I started seeing someone a couple of months ago. We bubbled as neither of us was already in one.
Something doesn't feel right and I don't know if its because my boundaries are getting better or whether its because I'm just avoidant but something just doesn't feel right.
.
He's quite complimentary. Not OTT but he has said nice things about me. They're nice to hear at the time but afterwards it just doesn't sit right with me. He said last night that there are many things he thinks are wonderful about me but that just feels insincere. I'm not curious about what they are. I just changed the conversation. I don't want to hear it.
I feel like I'm on a girlfriend conveyor belt and he's saying nice things about me because that's what you do and he's said it all 1000 times rather than because he means it (they include personal to me compliments and not just generic ones). I feel I'm in a mental line up with his exes. It feels a bit contrived.
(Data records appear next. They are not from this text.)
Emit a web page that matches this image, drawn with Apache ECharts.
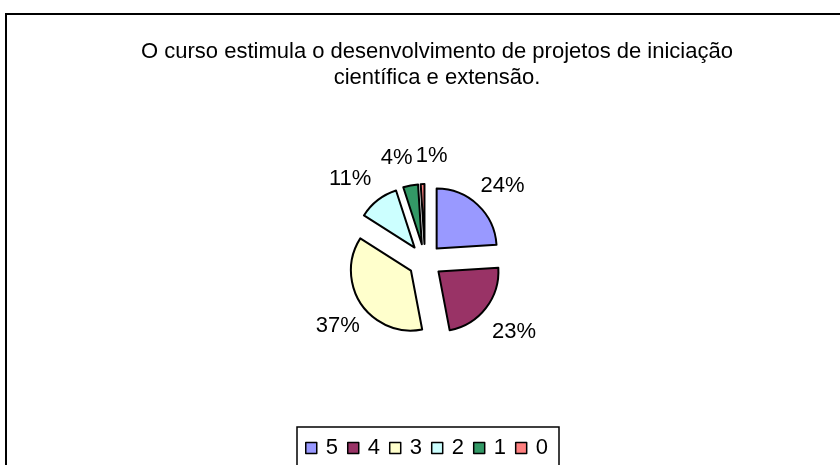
<!DOCTYPE html>
<html>
<head>
<meta charset="utf-8">
<script src="https://cdn.jsdelivr.net/npm/echarts@6/dist/echarts.min.js"></script>
<style>
  html, body { margin: 0; padding: 0; background: #fff; }
  #chart { width: 840px; height: 465px; }
</style>
</head>
<body>
<div id="chart"></div>
<script>
// Data
const categories = ['5', '4', '3', '2', '1', '0'];
const values = [24, 23, 37, 11, 4, 1];
const colors = ['#9999FF', '#993366', '#FFFFCC', '#CCFFFF', '#339966', '#FF8080'];
const titleText = 'O curso estimula o desenvolvimento de projetos de iniciação\ncientífica e extensão.';

const FONT = '"Liberation Sans", Arial, sans-serif';

// horizontal nudges for the crowded labels at the top (like Excel's overlap fix)
const labelNudge = [0, 0, 0, -11, -11, 7];

const chart = echarts.init(document.getElementById('chart'), null, {renderer: 'canvas'});

const pieData = categories.map((name, i) => ({
    name: name,
    value: values[i],
    selected: true,
    itemStyle: {color: colors[i]}
}));

// invisible ring that carries the percent labels, centred on each bisector
const labelData = categories.map((name, i) => ({
    name: name,
    value: values[i],
    label: {offset: [labelNudge[i], 0]}
}));

const option = {
    animation: false,
    backgroundColor: '#fff',
    title: {
        text: titleText,
        left: 432,
        textAlign: 'center',
        top: 34,
        textStyle: {
            fontFamily: FONT,
            fontSize: 22,
            fontWeight: 'normal',
            color: '#000',
            lineHeight: 26
        }
    },
    graphic: [
        {
            type: 'rect',
            shape: {x: 6, y: 14, width: 900, height: 500},
            style: {fill: 'none', stroke: '#000', lineWidth: 2},
            z: -1
        },
        {
            type: 'rect',
            shape: {x: 297, y: 427, width: 262, height: 60},
            style: {fill: 'none', stroke: '#000', lineWidth: 1.5},
            z: -1
        }
    ],
    legend: {
        data: categories,
        left: 300,
        top: 432,
        itemWidth: 11,
        itemHeight: 11,
        itemGap: 9,
        icon: 'rect',
        itemStyle: {borderColor: '#000', borderWidth: 1.5},
        textStyle: {fontFamily: FONT, fontSize: 22, color: '#000', padding: [0, 0, 0, 4]},
        selectedMode: false
    },
    series: [{
        type: 'pie',
        center: [425, 261],
        radius: 60,
        startAngle: 90,
        clockwise: true,
        selectedMode: 'multiple',
        selectedOffset: 17,
        itemStyle: {borderColor: '#000', borderWidth: 2},
        label: {show: false},
        labelLine: {show: false},
        emphasis: {disabled: true},
        data: pieData
    }, {
        type: 'pie',
        center: [428, 265],
        radius: [98, 114],
        startAngle: 90,
        clockwise: true,
        silent: true,
        legendHoverLink: false,
        avoidLabelOverlap: false,
        itemStyle: {color: 'rgba(0,0,0,0)', borderWidth: 0},
        label: {
            show: true,
            position: 'inside',
            formatter: '{d}%',
            fontFamily: FONT,
            fontSize: 22,
            color: '#000'
        },
        labelLayout: {hideOverlap: false},
        emphasis: {disabled: true},
        tooltip: {show: false},
        data: labelData
    }]
};

chart.setOption(option);
</script>
</body>
</html>
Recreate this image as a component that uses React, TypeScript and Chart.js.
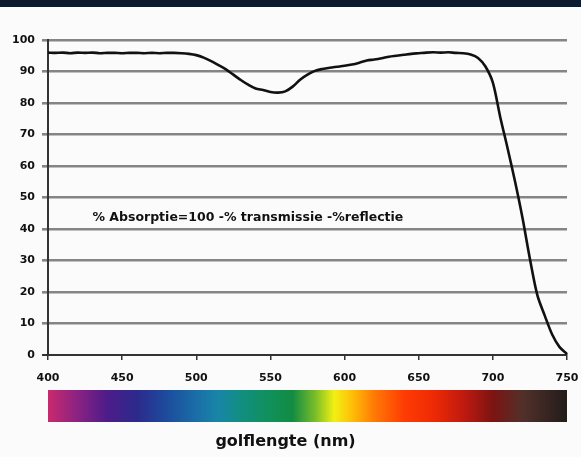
import React, { useEffect, useRef } from "react";
import { Chart, registerables } from "chart.js";

Chart.register(...registerables);

// ---- data ----
const wavelengths = [
  400, 405, 410, 415, 420, 425, 430, 435, 440, 445, 450, 455, 460, 465, 470, 475,
  480, 485, 490, 495, 500, 505, 510, 515, 520, 525, 530, 535, 540, 545, 550, 555,
  560, 565, 570, 575, 580, 585, 590, 595, 600, 605, 610, 615, 620, 625, 630, 635,
  640, 645, 650, 655, 660, 665, 670, 675, 680, 685, 690, 695, 700, 705, 710, 715,
  720, 725, 730, 735, 740, 745, 750, 753, 755, 757, 760,
];
const absorption = [
  96.0, 95.9, 96.0, 95.8, 96.0, 95.9, 96.0, 95.8, 95.9, 95.9, 95.8, 95.9, 95.9, 95.8, 95.9, 95.8,
  95.9, 95.9, 95.8, 95.6, 95.2, 94.4, 93.3, 92.0, 90.7, 89.0, 87.3, 85.8, 84.6, 84.1, 83.5, 83.3,
  83.7, 85.2, 87.4, 89.0, 90.2, 90.8, 91.2, 91.5, 91.8, 92.2, 92.8, 93.5, 93.8, 94.2, 94.7, 95.0,
  95.3, 95.6, 95.8, 96.0, 96.1, 96.0, 96.1, 95.9, 95.8, 95.4, 94.3, 91.6, 86.5, 75.5, 65.5, 55.0,
  43.5, 30.5, 19.0, 12.5, 6.5, 2.5, 0.3, -1.5, -2.0, -1.0, 1.5,
];
const xTicks = [400, 450, 500, 550, 600, 650, 700, 750];
const yTicks = [0, 10, 20, 30, 40, 50, 60, 70, 80, 90, 100];
const annotationText = "% Absorptie=100 -% transmissie -%reflectie";
const annotationAt = { x: 430, y: 43.5 };
const xAxisTitle = "golflengte (nm)";

// spectrum strip: wavelength -> colour (style)
const spectrumNm = [400, 420, 440, 460, 480, 500, 515, 530, 550, 565, 580, 593, 605, 620, 640, 660, 680, 700, 720, 750];
const spectrumColors = [
  "#c92a6e", "#8a2282", "#4c1c8a", "#2c2a8c", "#1c4c9c", "#1a6ea8", "#1886a6", "#128e80",
  "#10905a", "#138c42", "#78bc28", "#f2f012", "#ffbe08", "#ff7a06", "#ff3c04", "#ee2a04",
  "#c01a10", "#7c1412", "#52302a", "#221c1a",
];

const FONT = '"DejaVu Sans", Verdana, sans-serif';

const decorPlugin = {
  id: "decor",
  beforeDraw(chart: any) {
    const { ctx, width, height } = chart;
    ctx.save();
    ctx.fillStyle = "#fbfbfb";
    ctx.fillRect(0, 0, width, height);
    ctx.fillStyle = "#0c1a30";
    ctx.fillRect(0, 0, width, 7);
    ctx.restore();
  },
  afterDraw(chart: any) {
    const { ctx, chartArea } = chart;
    const xs = chart.scales.x;
    const ys = chart.scales.y;
    ctx.save();
    // spectrum strip
    const x0 = xs.getPixelForValue(xTicks[0]);
    const x1 = xs.getPixelForValue(xTicks[xTicks.length - 1]);
    const grad = ctx.createLinearGradient(x0, 0, x1, 0);
    spectrumNm.forEach((nm, i) => {
      grad.addColorStop((nm - 400) / 350, spectrumColors[i]);
    });
    ctx.fillStyle = grad;
    ctx.fillRect(x0, chartArea.bottom + 35, x1 - x0, 32);
    // x-axis title
    ctx.fillStyle = "#111";
    ctx.font = `bold 16px ${FONT}`;
    ctx.textAlign = "center";
    ctx.textBaseline = "middle";
    ctx.fillText(xAxisTitle, chart.width / 2 - 5, chartArea.bottom + 87);
    // annotation
    ctx.font = `bold 12.5px ${FONT}`;
    ctx.textAlign = "left";
    ctx.fillText(annotationText, xs.getPixelForValue(annotationAt.x), ys.getPixelForValue(annotationAt.y));
    ctx.restore();
  },
};

export default function App() {
  const ref = useRef<HTMLCanvasElement | null>(null);
  useEffect(() => {
    if (!ref.current) return;
    const chart = new Chart(ref.current, {
      type: "line",
      data: {
        datasets: [
          {
            data: wavelengths.map((x, i) => ({ x, y: absorption[i] })),
            borderColor: "#111",
            borderWidth: 2.6,
            pointRadius: 0,
            tension: 0.3,
            clip: false as any,
            fill: false,
          },
        ],
      },
      options: {
        animation: false,
        responsive: false,
        devicePixelRatio: 1,
        layout: { padding: { top: 40, right: 14, left: 0, bottom: 0 } },
        plugins: { legend: { display: false }, tooltip: { enabled: false }, title: { display: false } },
        scales: {
          x: {
            type: "linear",
            min: 400,
            max: 750,
            afterFit: (s: any) => {
              s.height = 102;
              s.paddingLeft = 0;
              s.paddingRight = 0;
            },
            afterBuildTicks: (s: any) => {
              s.ticks = xTicks.map((v) => ({ value: v }));
            },
            ticks: {
              color: "#111",
              font: { family: FONT, size: 11, weight: "bold" },
              padding: 12,
              maxRotation: 0,
              autoSkip: false,
            },
            grid: { drawOnChartArea: false, drawTicks: true, tickLength: 5, color: "#333", lineWidth: 1.5 },
            border: { display: true, color: "#333", width: 2 },
          },
          y: {
            min: 0,
            max: 100,
            afterFit: (s: any) => {
              s.width = 48;
              s.paddingTop = 0;
              s.paddingBottom = 0;
            },
            afterBuildTicks: (s: any) => {
              s.ticks = yTicks.map((v) => ({ value: v }));
            },
            ticks: {
              color: "#111",
              font: { family: FONT, size: 11, weight: "bold" },
              padding: 7,
              autoSkip: false,
            },
            grid: {
              color: (c: any) => (c.tick && c.tick.value === 0 ? "#333" : "#858585"),
              lineWidth: (c: any) => (c.tick && c.tick.value === 0 ? 2 : 2.6),
              tickLength: 6,
            },
            border: { display: true, color: "#333", width: 2 },
          },
        },
      },
      plugins: [decorPlugin],
    });
    return () => chart.destroy();
  }, []);
  return (
    <div style={{ position: "fixed", left: 0, top: 0, width: 581, height: 457 }}>
      <canvas ref={ref} width={581} height={457} style={{ display: "block", width: 581, height: 457 }} />
    </div>
  );
}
We had a brief exchange last night when he made an obviously joke compliment and I joked back it was my best quality which led onto a brief chat about what we did actually like best about ourselves. He told me a couple of genuine things but then added that he often received compliments on his smile and his cock.
I wouldn't tell him about compliments previous men had paid me if they had. I don't know if it was a joke. Or if he was fishing for a compliment or if he was putting me in my place. He's only been lovely to me.
Am I picking up on something or am I avoidant?